RECORDS SHOWN:
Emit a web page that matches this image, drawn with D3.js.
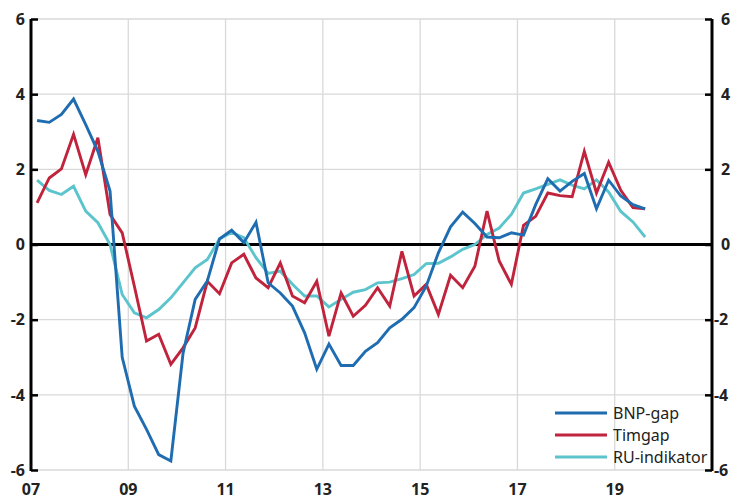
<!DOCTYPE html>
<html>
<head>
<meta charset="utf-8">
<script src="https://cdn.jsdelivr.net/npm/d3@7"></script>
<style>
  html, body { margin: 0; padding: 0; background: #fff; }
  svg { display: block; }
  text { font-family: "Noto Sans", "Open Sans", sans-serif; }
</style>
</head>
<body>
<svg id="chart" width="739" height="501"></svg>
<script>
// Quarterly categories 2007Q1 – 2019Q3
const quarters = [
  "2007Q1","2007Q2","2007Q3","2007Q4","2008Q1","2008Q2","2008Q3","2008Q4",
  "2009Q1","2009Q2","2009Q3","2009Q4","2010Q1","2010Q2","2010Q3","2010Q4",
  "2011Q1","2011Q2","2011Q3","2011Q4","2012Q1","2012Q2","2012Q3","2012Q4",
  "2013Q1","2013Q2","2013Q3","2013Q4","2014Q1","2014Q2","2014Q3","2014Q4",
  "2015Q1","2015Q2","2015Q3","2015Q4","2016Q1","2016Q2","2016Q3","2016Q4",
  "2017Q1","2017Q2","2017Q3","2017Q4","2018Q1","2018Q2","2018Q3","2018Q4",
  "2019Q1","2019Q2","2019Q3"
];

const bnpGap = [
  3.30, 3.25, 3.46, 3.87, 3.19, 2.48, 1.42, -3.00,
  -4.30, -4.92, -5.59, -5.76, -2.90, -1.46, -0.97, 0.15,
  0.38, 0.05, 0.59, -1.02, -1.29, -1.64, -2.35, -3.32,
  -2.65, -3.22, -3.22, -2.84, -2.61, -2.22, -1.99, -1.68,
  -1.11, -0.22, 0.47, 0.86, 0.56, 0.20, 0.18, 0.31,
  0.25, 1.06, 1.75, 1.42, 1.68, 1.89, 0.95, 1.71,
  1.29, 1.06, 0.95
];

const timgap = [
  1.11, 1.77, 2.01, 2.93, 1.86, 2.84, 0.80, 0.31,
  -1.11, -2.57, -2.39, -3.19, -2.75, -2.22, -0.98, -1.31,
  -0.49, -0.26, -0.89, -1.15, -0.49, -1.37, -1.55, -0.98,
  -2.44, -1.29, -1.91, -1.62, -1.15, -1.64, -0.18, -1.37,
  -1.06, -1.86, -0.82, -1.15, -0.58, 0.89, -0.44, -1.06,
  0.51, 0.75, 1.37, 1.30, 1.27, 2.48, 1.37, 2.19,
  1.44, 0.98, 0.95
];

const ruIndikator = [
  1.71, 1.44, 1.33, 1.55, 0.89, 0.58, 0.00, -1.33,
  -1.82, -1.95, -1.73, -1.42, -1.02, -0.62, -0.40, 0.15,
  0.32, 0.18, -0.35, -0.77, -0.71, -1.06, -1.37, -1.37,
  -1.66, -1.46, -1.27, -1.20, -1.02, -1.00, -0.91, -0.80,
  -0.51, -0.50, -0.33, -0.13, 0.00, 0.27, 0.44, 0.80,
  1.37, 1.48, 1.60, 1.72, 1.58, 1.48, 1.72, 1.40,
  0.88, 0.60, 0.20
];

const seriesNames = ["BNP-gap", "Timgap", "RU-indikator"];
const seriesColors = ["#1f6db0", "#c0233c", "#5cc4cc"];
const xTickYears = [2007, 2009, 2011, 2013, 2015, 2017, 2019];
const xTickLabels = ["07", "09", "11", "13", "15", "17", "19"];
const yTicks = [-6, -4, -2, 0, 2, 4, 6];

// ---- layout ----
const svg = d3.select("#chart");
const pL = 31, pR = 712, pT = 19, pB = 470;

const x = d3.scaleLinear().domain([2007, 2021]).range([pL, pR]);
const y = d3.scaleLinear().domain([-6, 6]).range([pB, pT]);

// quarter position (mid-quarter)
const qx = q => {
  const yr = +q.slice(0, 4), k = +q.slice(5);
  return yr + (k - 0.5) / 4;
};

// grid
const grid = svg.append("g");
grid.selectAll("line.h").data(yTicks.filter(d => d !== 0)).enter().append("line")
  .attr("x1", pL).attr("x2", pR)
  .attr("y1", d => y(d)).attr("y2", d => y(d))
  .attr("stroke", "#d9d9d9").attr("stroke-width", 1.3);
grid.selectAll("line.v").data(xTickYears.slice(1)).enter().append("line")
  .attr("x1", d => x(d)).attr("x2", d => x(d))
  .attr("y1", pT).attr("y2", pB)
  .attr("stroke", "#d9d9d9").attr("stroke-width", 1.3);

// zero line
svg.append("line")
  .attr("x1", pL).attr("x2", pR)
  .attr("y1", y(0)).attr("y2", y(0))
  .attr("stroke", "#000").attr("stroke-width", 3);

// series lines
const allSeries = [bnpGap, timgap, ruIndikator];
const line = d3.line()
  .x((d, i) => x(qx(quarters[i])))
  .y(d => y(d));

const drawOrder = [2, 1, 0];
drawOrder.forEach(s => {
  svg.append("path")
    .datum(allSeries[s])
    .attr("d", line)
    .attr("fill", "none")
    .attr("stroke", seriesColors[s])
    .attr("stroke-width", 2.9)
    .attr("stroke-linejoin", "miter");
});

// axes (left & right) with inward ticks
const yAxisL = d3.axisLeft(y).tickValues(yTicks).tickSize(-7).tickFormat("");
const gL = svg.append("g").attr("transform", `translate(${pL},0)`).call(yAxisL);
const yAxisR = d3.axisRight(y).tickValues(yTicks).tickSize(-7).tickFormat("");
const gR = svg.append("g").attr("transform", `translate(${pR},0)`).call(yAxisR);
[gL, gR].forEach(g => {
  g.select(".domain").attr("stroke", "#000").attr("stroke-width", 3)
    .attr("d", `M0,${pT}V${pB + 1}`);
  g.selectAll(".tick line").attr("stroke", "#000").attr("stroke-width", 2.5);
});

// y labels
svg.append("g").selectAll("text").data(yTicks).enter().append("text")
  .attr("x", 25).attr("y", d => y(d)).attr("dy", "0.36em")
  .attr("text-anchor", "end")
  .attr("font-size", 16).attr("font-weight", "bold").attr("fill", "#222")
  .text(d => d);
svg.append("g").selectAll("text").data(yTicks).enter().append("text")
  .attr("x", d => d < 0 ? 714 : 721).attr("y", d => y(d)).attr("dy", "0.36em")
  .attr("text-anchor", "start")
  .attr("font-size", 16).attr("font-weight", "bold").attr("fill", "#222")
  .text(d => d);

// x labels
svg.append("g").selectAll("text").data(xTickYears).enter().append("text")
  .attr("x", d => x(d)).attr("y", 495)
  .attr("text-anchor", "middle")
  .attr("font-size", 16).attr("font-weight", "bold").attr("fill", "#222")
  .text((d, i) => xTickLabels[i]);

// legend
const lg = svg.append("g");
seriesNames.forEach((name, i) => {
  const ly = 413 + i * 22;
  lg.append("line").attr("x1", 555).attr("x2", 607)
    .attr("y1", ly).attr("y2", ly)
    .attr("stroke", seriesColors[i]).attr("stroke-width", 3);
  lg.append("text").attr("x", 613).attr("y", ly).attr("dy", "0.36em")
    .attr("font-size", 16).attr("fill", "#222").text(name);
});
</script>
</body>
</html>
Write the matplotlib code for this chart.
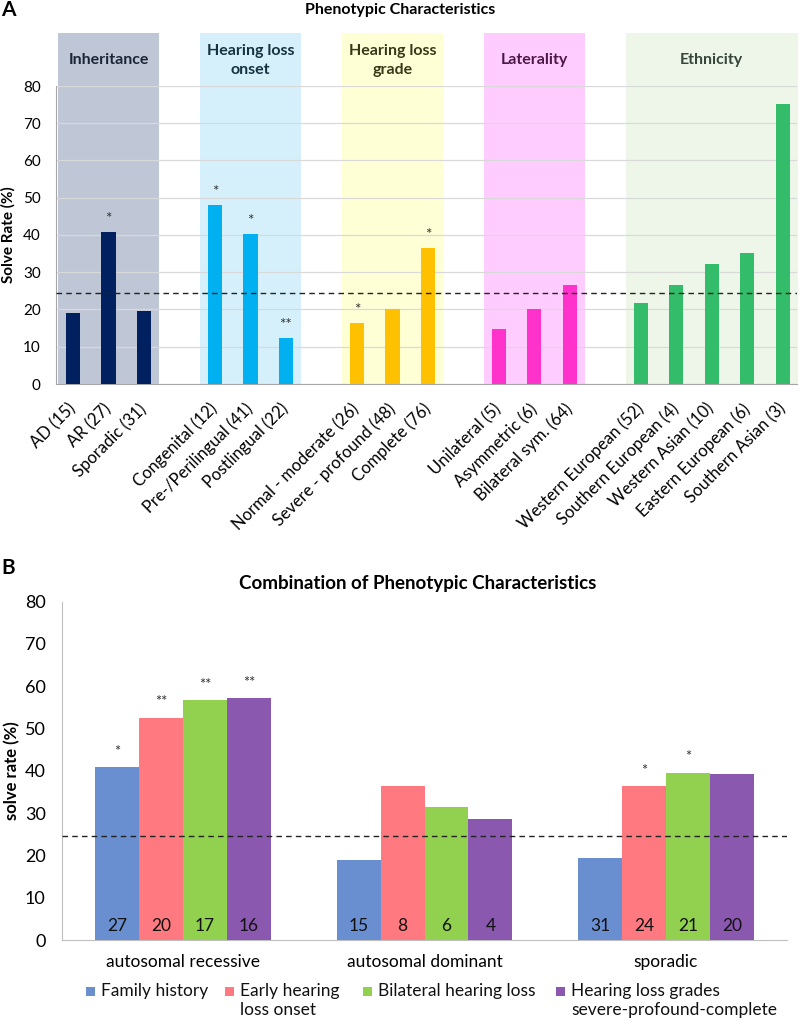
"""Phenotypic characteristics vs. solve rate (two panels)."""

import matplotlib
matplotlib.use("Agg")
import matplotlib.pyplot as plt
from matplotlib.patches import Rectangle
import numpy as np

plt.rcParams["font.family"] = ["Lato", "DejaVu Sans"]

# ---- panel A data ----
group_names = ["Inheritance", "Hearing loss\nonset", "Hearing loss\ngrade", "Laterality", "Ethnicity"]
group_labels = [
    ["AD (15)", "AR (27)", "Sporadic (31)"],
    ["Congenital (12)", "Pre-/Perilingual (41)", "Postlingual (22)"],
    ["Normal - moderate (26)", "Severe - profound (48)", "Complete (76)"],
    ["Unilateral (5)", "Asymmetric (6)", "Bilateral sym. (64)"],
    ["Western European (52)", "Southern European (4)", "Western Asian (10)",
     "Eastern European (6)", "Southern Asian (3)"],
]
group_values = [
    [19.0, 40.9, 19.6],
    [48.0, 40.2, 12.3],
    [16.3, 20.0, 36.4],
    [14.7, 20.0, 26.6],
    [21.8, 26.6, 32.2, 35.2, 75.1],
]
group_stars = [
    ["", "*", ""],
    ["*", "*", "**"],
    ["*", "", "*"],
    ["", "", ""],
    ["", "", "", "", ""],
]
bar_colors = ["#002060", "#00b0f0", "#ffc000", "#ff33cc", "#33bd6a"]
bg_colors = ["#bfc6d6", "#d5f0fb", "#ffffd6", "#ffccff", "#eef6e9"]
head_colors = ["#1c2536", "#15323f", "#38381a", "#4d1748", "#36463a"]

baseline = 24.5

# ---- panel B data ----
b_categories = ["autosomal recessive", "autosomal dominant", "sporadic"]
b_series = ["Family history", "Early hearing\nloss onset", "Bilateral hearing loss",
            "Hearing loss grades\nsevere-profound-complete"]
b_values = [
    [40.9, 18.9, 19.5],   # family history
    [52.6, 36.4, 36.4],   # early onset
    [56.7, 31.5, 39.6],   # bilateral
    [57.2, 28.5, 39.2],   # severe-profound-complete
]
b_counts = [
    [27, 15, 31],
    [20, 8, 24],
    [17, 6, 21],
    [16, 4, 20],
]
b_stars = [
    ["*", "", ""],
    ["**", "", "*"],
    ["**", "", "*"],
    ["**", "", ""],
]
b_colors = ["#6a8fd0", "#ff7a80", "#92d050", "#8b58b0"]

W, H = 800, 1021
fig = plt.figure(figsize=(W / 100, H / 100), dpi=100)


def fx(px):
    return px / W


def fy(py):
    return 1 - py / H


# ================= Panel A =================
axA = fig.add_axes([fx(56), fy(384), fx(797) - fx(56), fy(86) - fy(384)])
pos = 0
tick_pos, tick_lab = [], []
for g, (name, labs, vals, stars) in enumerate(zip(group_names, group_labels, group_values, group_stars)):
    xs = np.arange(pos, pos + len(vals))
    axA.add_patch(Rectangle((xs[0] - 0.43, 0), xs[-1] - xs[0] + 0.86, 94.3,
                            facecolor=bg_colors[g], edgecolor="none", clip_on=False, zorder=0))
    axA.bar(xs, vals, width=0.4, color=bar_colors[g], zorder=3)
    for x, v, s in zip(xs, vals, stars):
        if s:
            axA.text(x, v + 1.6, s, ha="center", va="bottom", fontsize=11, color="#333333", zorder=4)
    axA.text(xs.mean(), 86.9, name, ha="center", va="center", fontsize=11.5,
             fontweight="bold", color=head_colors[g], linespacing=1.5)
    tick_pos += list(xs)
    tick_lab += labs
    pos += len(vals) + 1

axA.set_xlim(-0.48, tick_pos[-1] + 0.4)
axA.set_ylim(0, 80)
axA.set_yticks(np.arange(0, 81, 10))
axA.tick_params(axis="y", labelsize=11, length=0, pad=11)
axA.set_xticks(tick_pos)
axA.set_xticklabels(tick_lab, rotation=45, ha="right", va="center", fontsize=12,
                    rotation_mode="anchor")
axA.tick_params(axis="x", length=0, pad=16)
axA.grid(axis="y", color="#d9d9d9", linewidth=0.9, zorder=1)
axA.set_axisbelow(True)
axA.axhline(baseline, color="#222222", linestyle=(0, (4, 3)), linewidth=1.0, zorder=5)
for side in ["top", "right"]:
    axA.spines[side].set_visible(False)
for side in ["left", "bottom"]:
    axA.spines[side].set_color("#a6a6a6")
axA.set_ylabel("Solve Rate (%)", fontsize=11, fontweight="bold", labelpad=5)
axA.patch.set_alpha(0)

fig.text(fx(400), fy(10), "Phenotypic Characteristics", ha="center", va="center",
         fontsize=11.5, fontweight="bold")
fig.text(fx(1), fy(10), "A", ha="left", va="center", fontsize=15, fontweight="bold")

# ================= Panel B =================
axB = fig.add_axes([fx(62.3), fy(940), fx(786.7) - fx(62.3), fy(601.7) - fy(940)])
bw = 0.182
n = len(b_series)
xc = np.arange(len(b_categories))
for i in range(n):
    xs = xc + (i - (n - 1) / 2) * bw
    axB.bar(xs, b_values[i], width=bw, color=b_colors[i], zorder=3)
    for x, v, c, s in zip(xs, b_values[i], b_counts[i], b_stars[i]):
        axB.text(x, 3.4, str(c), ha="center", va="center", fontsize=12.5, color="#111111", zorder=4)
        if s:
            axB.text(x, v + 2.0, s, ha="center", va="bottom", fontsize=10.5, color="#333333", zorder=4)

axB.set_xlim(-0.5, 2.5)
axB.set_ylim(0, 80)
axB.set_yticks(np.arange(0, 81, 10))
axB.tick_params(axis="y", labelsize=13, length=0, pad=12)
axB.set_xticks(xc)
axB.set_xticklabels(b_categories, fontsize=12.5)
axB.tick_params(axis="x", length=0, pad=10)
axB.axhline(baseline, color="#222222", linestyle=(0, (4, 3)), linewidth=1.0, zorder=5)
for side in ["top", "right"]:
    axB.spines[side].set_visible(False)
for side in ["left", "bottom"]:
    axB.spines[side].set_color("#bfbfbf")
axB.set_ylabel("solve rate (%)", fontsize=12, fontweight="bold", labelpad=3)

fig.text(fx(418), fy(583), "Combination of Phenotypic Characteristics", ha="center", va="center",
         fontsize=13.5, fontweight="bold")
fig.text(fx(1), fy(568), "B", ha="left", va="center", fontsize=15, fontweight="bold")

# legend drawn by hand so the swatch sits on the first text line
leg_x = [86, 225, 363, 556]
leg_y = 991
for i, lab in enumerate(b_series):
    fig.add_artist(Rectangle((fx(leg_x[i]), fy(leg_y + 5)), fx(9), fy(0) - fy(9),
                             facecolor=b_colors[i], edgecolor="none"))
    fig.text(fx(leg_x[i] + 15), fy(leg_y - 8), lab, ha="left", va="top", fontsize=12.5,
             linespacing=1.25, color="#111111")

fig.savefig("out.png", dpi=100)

EXERCISE REQUIREMENTS: Retype the lines above exactly as they appear, from the line containing "Write the matplotlib code for this chart." through the line containing "import numpy as np", and leave out any pictures.

REPLY:
Write the matplotlib code for this chart.
"""Phenotypic characteristics vs. solve rate (two panels)."""

import matplotlib
matplotlib.use("Agg")
import matplotlib.pyplot as plt
from matplotlib.patches import Rectangle
import numpy as np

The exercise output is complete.